The construction and development of a new atomic energy facility in the State would provide Arizona families with $2.46 billion in new disposable income, and provide the state $457 million in new revenues according to the ASU study. “These are private sector jobs, private sector projects, and public sector benefits,” said Representative Tobin. “It only makes sense that we should grow private sector high energy physics projects in atomic energy just like we grew the high tech bio medical sector years ago.”


Comments

  1. Other than Palo Verde we won’t see any new nukes in AZ. The leftist enviro whacko’s aligned with John McCain will never let it move forward. Funny to see everyone get so excited over nothing.

  2. Let’s see — you have Obama, Brewer, and ASU all in favor of nuclear. And your saying the “leftist enviro whacko’s (sic)” won’t let it happen? Sounds like a straw man argument.

  3. We have water electrical from dams, which is pollution-free, and biodegradable coal, which burns cleaner with new furnances than ever, and oil, which is biodegradable and cheap.

    But no. Nuclear! With incredibly dangerous waste to dispose of.
    It’s all “green” to force people off the simple incandescent bulb – a little glass, a little wire and a little metal base in a little cardboard box. 100% recylable – for a plastic encased CF bulb, which took tons more energy to produce because of far more inputs of plastics, computer chips, way more glass per bulb and metal, and toxic mercury, which no one knows how to dispose of safely now that 500 million bulbs are hitting the trash this year. The expensive CF bulb to save a few pennies off someone’s monthly electrical bill has jacked up the national energy usage for its production, packaging and transport. Now these same “brilliant minds” are intoning “nuclear” over oil? Huh? They freaked for decades about the horrors of nuclear.

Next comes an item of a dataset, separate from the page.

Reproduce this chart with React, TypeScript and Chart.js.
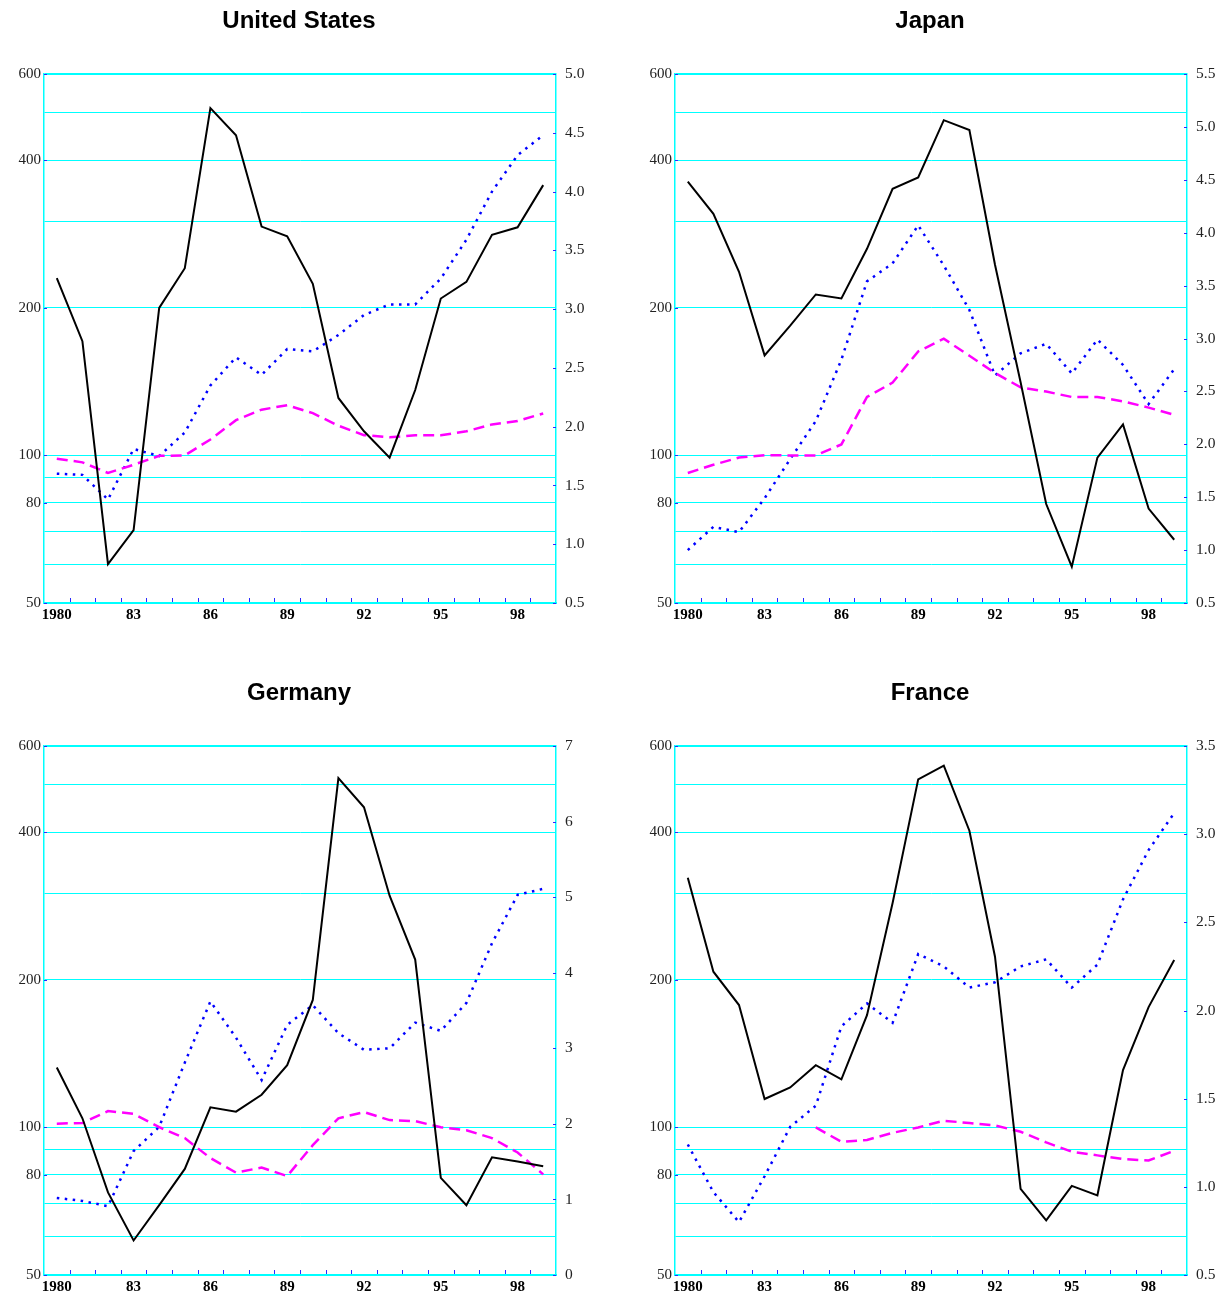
import React, { useEffect, useRef } from "react";
import { Chart, registerables } from "chart.js";

Chart.register(...registerables);

const YEARS = ["1980","1981","1982","1983","1984","1985","1986","1987","1988","1989","1990","1991","1992","1993","1994","1995","1996","1997","1998","1999"];
const YEAR_LABELS = ["1980","","","83","","","86","","","89","","","92","","","95","","","98",""];

const LOG_GRID_VALUES = [50, 60, 70, 80, 90, 100, 200, 300, 400, 500, 600];
const LOG_LABEL_VALUES = [50, 80, 100, 200, 400, 600];

const US_BLACK = [230, 171, 60, 70.4, 200, 241, 511, 450, 293, 280, 224, 131, 112, 99, 136, 209, 226, 282, 292, 356];
const US_BLUE = [1.6, 1.59, 1.38, 1.81, 1.75, 1.95, 2.35, 2.59, 2.44, 2.66, 2.64, 2.78, 2.95, 3.04, 3.04, 3.26, 3.59, 4.0, 4.31, 4.48];
const US_MAGENTA = [98.5, 96.8, 92.1, 95.7, 99.8, 100, 107.8, 118, 124, 126.6, 122, 115, 110, 108.9, 110, 109.9, 112, 115.7, 117.6, 121.8];

const JP_BLACK = [362, 311, 237, 160, 184, 213, 209, 264, 350, 369, 483, 461, 245, 141, 79.6, 59.3, 99, 115.7, 77.9, 67.3];
const JP_BLUE = [1.0, 1.22, 1.17, 1.49, 1.86, 2.22, 2.8, 3.54, 3.71, 4.07, 3.69, 3.27, 2.65, 2.86, 2.95, 2.67, 2.99, 2.75, 2.38, 2.71];
const JP_MAGENTA = [92.1, 95.7, 99, 100.1, 100, 100, 105.3, 131.6, 140.8, 163, 173, 159.7, 147.3, 137.7, 135, 131.6, 131.6, 128.9, 125.2, 121];

const DE_BLACK = [132.5, 104.4, 73.7, 58.8, 69.4, 82.3, 109.9, 107.7, 116.6, 134, 182, 516, 450, 297, 220, 78.9, 69.4, 86.9, 85.2, 83.3];
const DE_BLUE = [1.02, 0.98, 0.91, 1.64, 1.96, 2.81, 3.62, 3.14, 2.58, 3.31, 3.57, 3.2, 2.98, 3.0, 3.34, 3.23, 3.6, 4.39, 5.03, 5.11];
const DE_MAGENTA = [101.8, 102.1, 108, 106.6, 100.1, 95.1, 86.6, 80.9, 82.8, 79.6, 92, 104.4, 107.5, 103.5, 103, 100.1, 98.7, 95.1, 88.9, 80.2];

const FR_BLACK = [323, 207.8, 177.7, 114.3, 120.7, 134, 125.3, 169.5, 287, 513, 547, 403, 223, 74.9, 64.6, 76, 72.7, 130.9, 176, 219.5];
const FR_BLUE = [1.24, 0.97, 0.8, 1.06, 1.34, 1.46, 1.91, 2.04, 1.93, 2.32, 2.25, 2.13, 2.16, 2.25, 2.29, 2.13, 2.26, 2.63, 2.91, 3.12];
const FR_MAGENTA = [null, null, null, null, null, 100, 93.5, 94.3, 97.5, 100, 103.2, 102.1, 101, 98, 93.2, 89.2, 87.7, 86.2, 85.6, 89.6];

type Panel = {
  title: string;
  left: number;
  top: number;
  black: (number | null)[];
  blue: (number | null)[];
  magenta: (number | null)[];
  rMin: number;
  rMax: number;
  rStep: number;
  rDecimals: number;
};

const PANELS: Panel[] = [
  { title: "United States", left: 0, top: 0, black: US_BLACK, blue: US_BLUE, magenta: US_MAGENTA, rMin: 0.5, rMax: 5.0, rStep: 0.5, rDecimals: 1 },
  { title: "Japan", left: 631, top: 0, black: JP_BLACK, blue: JP_BLUE, magenta: JP_MAGENTA, rMin: 0.5, rMax: 5.5, rStep: 0.5, rDecimals: 1 },
  { title: "Germany", left: 0, top: 672, black: DE_BLACK, blue: DE_BLUE, magenta: DE_MAGENTA, rMin: 0, rMax: 7, rStep: 1, rDecimals: 0 },
  { title: "France", left: 631, top: 672, black: FR_BLACK, blue: FR_BLUE, magenta: FR_MAGENTA, rMin: 0.5, rMax: 3.5, rStep: 0.5, rDecimals: 1 },
];

const CYAN = "#00ffff";
const TICK_BLUE = "#2a2aff";
const SERIF = "'Liberation Serif', 'Times New Roman', serif";
const SANS = "'Liberation Sans', Arial, sans-serif";

const innerTicks = {
  id: "innerTicks",
  afterDraw(chart: any) {
    const ctx = chart.ctx;
    const area = chart.chartArea;
    const x = chart.scales.x;
    const y = chart.scales.y;
    const y1 = chart.scales.y1;
    ctx.save();
    ctx.strokeStyle = TICK_BLUE;
    ctx.lineWidth = 1;
    ctx.beginPath();
    const n = YEARS.length;
    for (let i = 1; i < n; i++) {
      const px = Math.round((x.getPixelForValue(i - 1) + x.getPixelForValue(i)) / 2) + 0.5;
      ctx.moveTo(px, area.bottom - 1);
      ctx.lineTo(px, area.bottom - 5);
    }
    LOG_LABEL_VALUES.forEach((v) => {
      const py = Math.round(y.getPixelForValue(v)) + 0.5;
      ctx.moveTo(area.left, py);
      ctx.lineTo(area.left + 3, py);
    });
    y1.ticks.forEach((t: any) => {
      const py = Math.round(y1.getPixelForValue(t.value)) + 0.5;
      ctx.moveTo(area.right, py);
      ctx.lineTo(area.right - 3, py);
    });
    ctx.stroke();
    ctx.restore();
  },
};

function PanelChart({ panel }: { panel: Panel }) {
  const ref = useRef<HTMLCanvasElement | null>(null);
  useEffect(() => {
    if (!ref.current) return;
    const chart = new Chart(ref.current, {
      type: "line",
      data: {
        labels: YEARS,
        datasets: [
          {
            data: panel.black,
            yAxisID: "y",
            borderColor: "#000000",
            borderWidth: 2,
            pointRadius: 0,
            tension: 0,
            order: 0,
            spanGaps: false,
          },
          {
            data: panel.blue,
            yAxisID: "y1",
            borderColor: "#0000ff",
            borderWidth: 2.5,
            borderDash: [2.5, 5.5],
            pointRadius: 0,
            tension: 0,
            order: 2,
          },
          {
            data: panel.magenta,
            yAxisID: "y",
            borderColor: "#ff00ff",
            borderWidth: 2.5,
            borderDash: [11, 6],
            pointRadius: 0,
            tension: 0,
            order: 1,
          },
        ],
      },
      options: {
        animation: false,
        responsive: false,
        maintainAspectRatio: false,
        layout: { padding: 0 },
        plugins: {
          legend: { display: false },
          tooltip: { enabled: false },
          title: {
            display: true,
            text: panel.title,
            color: "#000000",
            font: { family: SANS, size: 24, weight: "bold", lineHeight: 1.2 },
            padding: { top: 7, bottom: 38.2 },
          },
        },
        scales: {
          x: {
            type: "category",
            offset: true,
            grid: { display: false, drawTicks: false },
            border: { display: true, color: CYAN, width: 2 },
            ticks: {
              autoSkip: false,
              maxRotation: 0,
              minRotation: 0,
              padding: 3,
              color: "#000000",
              font: { family: SERIF, size: 15, weight: "bold" },
              callback: (_v: any, i: number) => YEAR_LABELS[i],
            },
            afterFit: (s: any) => {
              s.height = 22;
            },
          },
          y: {
            type: "logarithmic",
            position: "left",
            min: 50,
            max: 600,
            grid: {
              color: CYAN,
              lineWidth: (c: any) => (c.tick && c.tick.value === 600 ? 2 : 1),
              drawTicks: false,
            },
            border: { display: true, color: CYAN, width: 1.5 },
            afterBuildTicks: (s: any) => {
              s.ticks = LOG_GRID_VALUES.map((v) => ({ value: v }));
            },
            ticks: {
              autoSkip: false,
              padding: 3,
              color: "#222222",
              font: { family: SERIF, size: 15 },
              callback: (v: any) => (LOG_LABEL_VALUES.includes(Number(v)) ? String(v) : ""),
            },
            afterFit: (s: any) => {
              s.width = 44;
            },
          },
          y1: {
            type: "linear",
            position: "right",
            min: panel.rMin,
            max: panel.rMax,
            grid: { display: false, drawTicks: false },
            border: { display: true, color: CYAN, width: 1.5 },
            ticks: {
              stepSize: panel.rStep,
              autoSkip: false,
              padding: 9,
              color: "#222222",
              font: { family: SERIF, size: 15.5 },
              callback: (v: any) => Number(v).toFixed(panel.rDecimals),
            },
            afterFit: (s: any) => {
              s.width = 42;
            },
          },
        },
      } as any,
      plugins: [innerTicks],
    });
    return () => chart.destroy();
  }, [panel]);
  return (
    <canvas
      ref={ref}
      width={598}
      height={625}
      style={{ position: "absolute", left: panel.left, top: panel.top, width: 598, height: 625 }}
    />
  );
}

export default function App() {
  return (
    <div style={{ position: "absolute", left: 0, top: 0, width: 1229, height: 1297, background: "#ffffff", overflow: "hidden" }}>
      {PANELS.map((p) => (
        <PanelChart key={p.title} panel={p} />
      ))}
    </div>
  );
}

    Much rather have an oil spill than a nuclear spill, but nooo.

  4. Just a reminder:
    Elena’s motorcyle tour of the abandoned Chernobyl nuclear radiation zone.
    A sobering account describing the accident, the evacuations and the uninhabited miles around the Chernobyl nuclear plant, and photographic tour of the abandoned villages, farms and city.

    http://www.kiddofspeed.com/chapter1.html

  5. Nuclear energy is the most reliable source of clean energy available. Not only does it promote high tech jobs for its operation but also promotes the advancement and implementation of technology in creating cleaner, more efficient ways in producing energy. In the 2008 presidential campaign, John McCain was nuclear power’s most avid supporter and remains. If he were elected, there would be more than just one nuclear power plant planned for construction on the national stage. Obama’s release of loans for one in Georgia should be commended but is far too little. Conservatives know that the more plants we get producing energy the better it is for America’s economic platform.

  6. Is there funding for disposal facilities?

    No one wants them in their neighborhoods.

  7. I’m a ‘downwinder’ with thyroid problems likely linked to the plutonium fire at Rocky Flats outside Denver in 1957. My Mom worked during WWII at the Hanford Reservation, as part of the Manhattan Project. One of my early bosses was Roy W. Greenlee, one of the Manhattan Project Wunderkinds, who pioneered Pu 239 and 240 research, then switched careers to the Oil Patch after deciding nuclear disposal and decommissioning challenges were both technically daunting and economically infeasible. Bottom line? Don’t sell your birthright for a mess of beans, unless AZ wants more ‘National Sacrifice Areas’ like Rocky Flats.